Y como todo extremo, una película que no teme arrojarse al vacío desde su secuencia inicial es tanto una muestra del valor de su autor como la promesa de un resultado irregular, no sólo por la ausencia de música, sino por otras tantas decisiones de puesta en escena y relativas al propio argumento que acaban convirtiendo el filme en un inspirado ensayo artístico, sacrificando la historia que trata de contar.

Hay una mitad de Óscar que falta y a la que hace alusión su título. Un personaje que pierde a sus padres cuando es niño, y que deposita en su hermana todos los afectos que una persona pudiera llegar a tener: amor fraterno, amor en la amistad, y amor también de pareja, una línea traspasada que condena a los dos hermanos y a la propia película al más incómodo de los silencios.

La mitad que falta es la persona amada, esa parte que nos hace incompletos y cuya ausencia nos hace desaparecer también a nosotros.

Cuando aparece por fin Verónica Echegui en pantalla, ante la urgencia de la pérdida del último familiar vivo que les queda, su último nexo de unión con el pasado, la película se vuelve entonces más física, más terrenal, menos ensimismada, pero también más urgente, más ansiosa.

El vínculo con el pasado de Óscar supone para él un vínculo también con la única vida que ha conocido, una vida pasada que a nosotros, como espectadores, se nos niega desde el comienzo, y que sólo podemos aventurar tras los ojos tristes del protagonista.

Con el paseo por la playa como escena central (sin diálogo alguno), La mitad de Óscar despliega todo su potencial narrativo y todas las virtudes de su esencia poética, la constatación de la imposibilidad de hablar de un pasado que va a negarle a una persona la posibilidad de tener algún futuro en el que habite la coherencia.
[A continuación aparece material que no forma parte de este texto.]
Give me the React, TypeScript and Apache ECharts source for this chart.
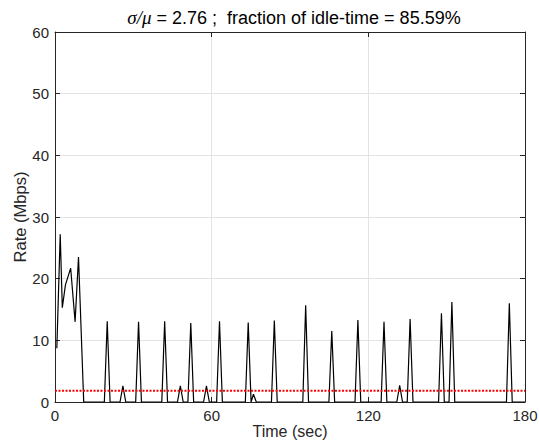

Ante la urgencia de lo físico, ante la presencia fugaz de la hermana que vuelve a la ciudad durante unos días, el mundo se convertirá en una definitiva tragedia griega para Óscar en su camino para llegar hasta ella: un taxista que es a la vez Caronte y Cerbero de una historia que no teme introducir tal digresión en su relato para poder edificar así su inesperada y hermética filosofía narrativa.

La propuesta formal es, pues, la virtud y la perdición de un filme que, por arriesgado y desvinculado de toda referencia visual o artística, acaba vaciando todos sus minutos de metraje en intentar buscarse a sí misma sin resultado.

Quizás el único objetivo sea llegar vivos a esa escena final, superadas las puertas del infierno representadas bajo la apariencia de un hermoso hotel, en ese ocaso que sólo deja entrever las siluetas de los dos hermanos, diciéndose adiós por última vez.

Quizás, también, en ese plano de espaldas, en esta película donde filmar a los protagonistas de espaldas es también parte de la filosofía de ocultar el drama a ojos del espectador, se encuentre una inevitable manera de negarle su implicación en la película.

Pero para Martín Cuenca, el descubrimiento formal es la única manera de transitar por un camino nunca antes explorado.  ¿Terminará ese trayecto, esa búsqueda continua, en una senda que conduzca a un nuevo cine español?